Everyone I speak to in KatiKati steers me to the statue. I'm not immediately taken by it because Humphrey is not to scale, it's not an exactness, nor the right colour.

'But it's a quite substantial sculpture,” says a mildly offended Selwyn. 'And if it's not the same size, it's pretty close.” Selwyn should know. He encountered Humphrey several times.

Sculptor Neville Warner's artistically defensive of is creation. 'It's a freehand chainsaw carving mate.” And the artist is only as good as his resources. In this case the artist was constrained by the size of the log. Fair enough.

And we're grateful because Neville found the log in West Auckland, trucked it to Katikati and sculpted and gifted it to the town he grew up in. Gratis.

'Because that's the kind of person I am I suppose – stupid perhaps?” No, magnanimous definitely Neville.

There's a colour issue though. The sculpture is brown like an Easter offering and sea elephants are grey.

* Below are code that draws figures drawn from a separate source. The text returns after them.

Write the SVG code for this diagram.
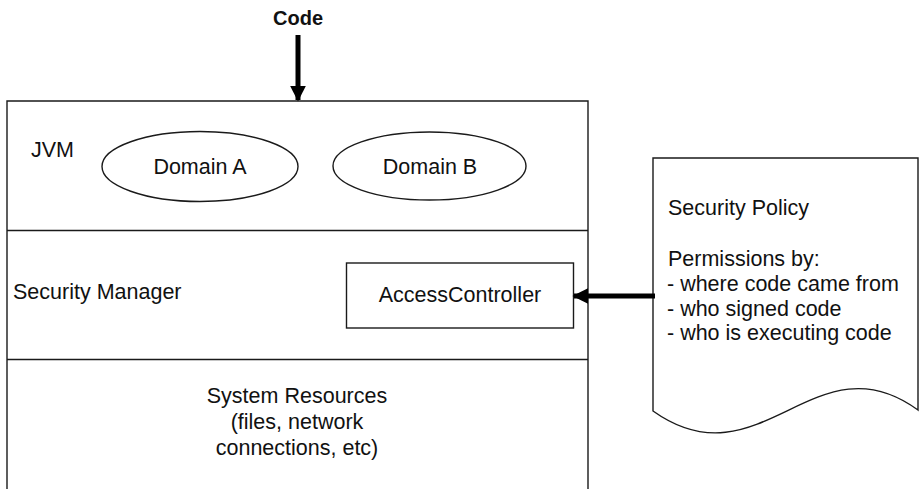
<svg xmlns="http://www.w3.org/2000/svg" width="919" height="489" viewBox="0 0 919 489">
<style>
.ln{fill:none;stroke:#1a1a1a;stroke-width:1.4}
.bx{fill:#fff;stroke:#1a1a1a;stroke-width:1.4}
.t{font-family:"Liberation Sans",Arial,sans-serif;font-size:21.5px;fill:#111}
.c{text-anchor:middle}
.b{font-weight:bold;font-size:20px}
.ar{stroke:#000;stroke-width:5;fill:none}
</style>
<defs>
<marker id="ah" viewBox="0 0 10 10" refX="9" refY="5" markerWidth="3.2" markerHeight="3.2" markerUnits="strokeWidth" orient="auto">
<path d="M0,0 L10,5 L0,10 z" fill="#000"/>
</marker>
</defs>
<g id="code-label"><text class="t b c" x="298" y="25">Code</text></g>
<g id="jvm-box">
<path class="ln" d="M7,495 V101 H588 V495"/>
<line class="ln" x1="7" y1="230.5" x2="588" y2="230.5"/>
<line class="ln" x1="7" y1="359.5" x2="588" y2="359.5"/>
<text class="t" x="31" y="157">JVM</text>
</g>
<g id="domain-a">
<ellipse class="bx" cx="200" cy="166.5" rx="98" ry="35"/>
<text class="t c" x="200" y="174">Domain A</text>
</g>
<g id="domain-b">
<ellipse class="bx" cx="429.5" cy="166" rx="96.5" ry="34"/>
<text class="t c" x="430" y="174">Domain B</text>
</g>
<g id="security-manager">
<text class="t" x="13" y="299">Security Manager</text>
</g>
<g id="access-controller">
<rect class="bx" x="346.5" y="263" width="227" height="65"/>
<text class="t c" x="460" y="302">AccessController</text>
</g>
<g id="system-resources">
<text class="t c" x="297" y="403">System Resources</text>
<text class="t c" x="297" y="429">(files, network</text>
<text class="t c" x="297" y="455">connections, etc)</text>
</g>
<g id="security-policy">
<path class="bx" d="M653,158 H918 V410 C815,335 760,487 653,411 Z"/>
<text class="t" x="668" y="215">Security Policy</text>
<text class="t" x="668" y="266">Permissions by:</text>
<text class="t" x="667" y="291">- where code came from</text>
<text class="t" x="667" y="315.5">- who signed code</text>
<text class="t" x="667" y="340">- who is executing code</text>
</g>
<g id="connectors">
<line class="ar" x1="298" y1="35" x2="298" y2="100" marker-end="url(#ah)"/>
<line class="ar" x1="655" y1="296" x2="574" y2="296" marker-end="url(#ah)"/>
</g>
</svg>
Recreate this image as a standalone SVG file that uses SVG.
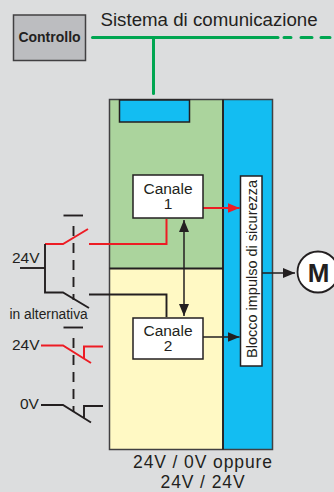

There is a simple disgusting explanation which you can skim read if you choose. They develop brown or rusty orange patches while they're ashore moulting, apparently wallowing in their own excrement which stains their hide.

We will sanitise history in this case and say Humphrey never had that urge.

If you can put that thought aside, we're also revisiting the legend because it's as enchanting and enthralling as it was 30 years ago. Like the stories of Opo the dolphin, and Pelorous Jack. They're indelible.

And also because some wonderful images have come to light – images shot by Brian Chudleigh, a wildlife photographer from Katikati, and very kindly shared with us by his wife Cushla.

That's his 16-year-old daughter Janice in the very proper leopard skin bikini posing with Humphrey.

Cushla still remembers the day Janice came racing into the kitchen and breathlessly announced Humphrey was in her swim hole. Don't be alarmed by the photo because Humphrey did impressions of ‘dead' very well.

Humphrey spent a lot of time up the creek wallowing.

'He caught eels and rats and stuff to eat,” says Selwyn. And there were no natural predators up there – no white pointers or orca. Just myriads of nosey parkers, photographers, the fascinated and mildly interested.

And he bellowed at them through his massive trunk like proboscis if they got too close. Apparently, the noise could only get worse during the rutting season when he was courting.

But there was no mate. However, as the Brindson family of Opoutere learned, a sea elephant in need is a sea elephant obsessed and dangerous. Lovelorn Humphrey eventually came ashore at Opoutere, clambered up a drain and settled on a dairy farm.

'I remember his breath was just foul,” says farmer's wife Helen Brindson.

When husband Allan brought the cows in for milking Humphrey would lumber over to the race and rear up to check 'the girls”. That spooked the cows, turned them and sent them scuttling back down the race.

A novelty soon became a nuisance when Humphrey crushed a fence and gate in a moment of passion. Allan Brindson even had to turn a high pressure hose on Humphrey to cool his ardour when the cows were being milked.

There was no love, no union and no comfort for Humphrey.

But there was fame. The world converged on the Brindson family – the BBC, American television, local radio stations and newspapers. Helicopters were landing on their front lawn.

'All you would hear is producers saying ‘Mrs Brindson standing by' for this channel or that channel. The place was crawling with people. And the only mistake we made is not charging them a dollar a head.”

Three months and an electric fence later, Humphrey, drawn by his instincts, the prospect of a feed of fish or unrequited love, retreated back down the drain and out to sea.

'We heard him – a distinctive motorbike in water sound. But we never saw him again.”

There was gossip that the nuisance became bigger than the novelty and Humphrey was shot and killed. It was only gossip and not gossip we'd like to buy into.

So Humphrey, the unsociable, unsavoury but eminently loveable oceangoing earless seal of the genus Mirounga was gone. But the legend remains larger than Humphrey himself.

And to think his kind were almost hunted to extinction for their blubber.

I never encountered Humphrey, but his stories have me warming to Neville's statue.